Saturday, 5 January 2019

Cowbells, Saxophones and a Rabbit

When the era of sound cartoons began, characters weren’t exactly filling theatres with chatter. Instead, animation producers concentrated on making music and sound effects that were coordinated with what was happening on the screen. That was novel enough for the audience and it also eliminated the need to animate dialogue.

Mickey Mouse’s “Steamboat Willie” and Fables Studio’s “Dinner Time” had appeared in theatres equipped for sound towards the end of 1928. The Associated Press decided to do a story at that time on how cartoonists put the sound in sound cartoons. But the wire service didn’t approach either Walt Disney or Paul Terry. Instead, it contacted either Universal or George Winkler, as its story centres around Oswald the Rabbit. Oswald not only didn’t talk, his cartoons were still silent.

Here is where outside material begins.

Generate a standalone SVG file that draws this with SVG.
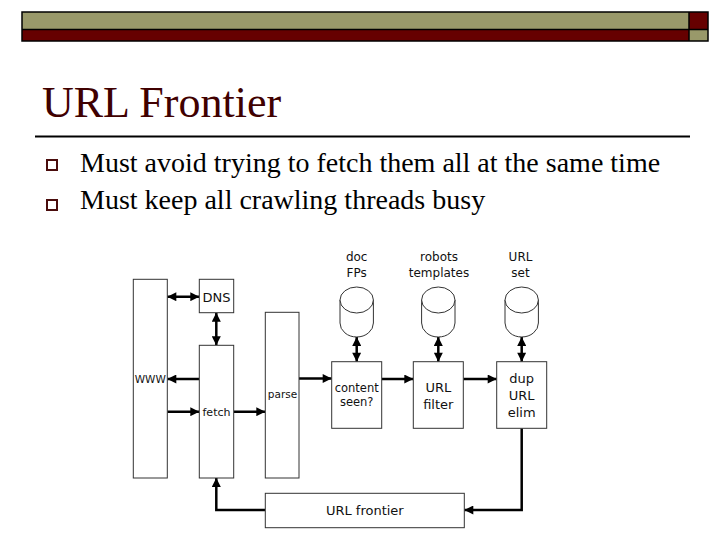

According to the Universal News of January 12, 1929, the first sound cartoon prints were just being made (the first sound Oswald was “Hen Fruit,” released on February 4th).

This story appeared in newspapers 90 years ago today and gives you an idea of how basic and primitive it all when theatres were still deciding if sound was a fad or if it was worthwhile installing audio equipment.

How Oswald The Rabbit Is Given His Vocal Chords In The Talkies
By WADE WERNER.

Associated Press Feature Writer.
Hollywood. Cal., Jan. 5.—(AP)—It is the very darkest middle of the night and the great studio sprawls like a town of fantastic shadows between the dry river bed and the barren hills. One supposes there is a night watchman somewhere on the lot; but apparently he does not see the dim figures slinking one by one toward a barn-like structure, each carrying something, and each disappearing through the same small door in the building.
Heading away from the studio they might have been taken for burglars escaping with their loot; but under the circumstances it is more reasonable to guess they are conspirators of another sort. The interior of the building is dimly lit, but by mingling casually with the crowd one can see very clearly what they carried in: Two saxophones, a galvanized iron wash tub half full of tin cans, a cornet, a tuba, a clothes wringer, three phonographs, a school bell, several cowbells, a hand-operated alarm gong, three sizes of electric bells. Innumerable tin, brass and wooden whistles, many assorted pieces of wood and metal, half a dozen panes of window glass and a metal cylinder of compressed air.
Obviously these are not the paraphernalia of arsonists or dynamiters; and besides, even In the dim light, the conspirators have a jolly look. It begins to look more like preparations for an old-fashioned charivari. Before one can ask who was married, however, the head conspirator explains everything:
"Our job tonight," says he, "is to synchronize Oswald the Rabbit."
Oswald, one learns, is the pen-and-ink hero of an animated cartoon which, in keeping with the modern craze for screen sound, must be embellished with music and noise-effects. Six musicians, skilled in leaping nimbly from tune to tune in harmony with the action on the screen, take their places under one microphone. Another microphone hangs near the table where all the bells and whistles are spread. A large man in overalls sits near the tubful of tin cans with a wooden paddle in his hands, as if waiting for the cauldron to boil; the other conspirators stand here and there between the microphones, ready to make the right noises at the right times.
They rehearse with the picture running on the screen in front of them. As the main title of the comedy appears on the screen the orchestra leaps into an overture, while the other sound-smiths stand tensely waiting for their cues.
When the opening scene discloses Oswald sleeping in his bed, the orchestra dodges quickly Into a cradle song, while a lad within whispering distance of a microphone snores rhythmically and another specialist imitates the squeaking of the bed by running sole leather through the clothes wringer. After each rehearsal the recording engineer In the sound-mixing booth, who hears all this as it will sound to an audience, suggests improvements.
And again and again the mixed symphony of harmonies and discords is rehearsed; then, "This is the picture, boys," and they go through it once more, with the sound-recording apparatus registering everything on celluloid.
Along about sunrise the sound-smiths call it a night and go home, tired and hungry, but with a little glow of pride at the thought their artistry has made it possible for the world to hear as well as see Oswald the Rabbit.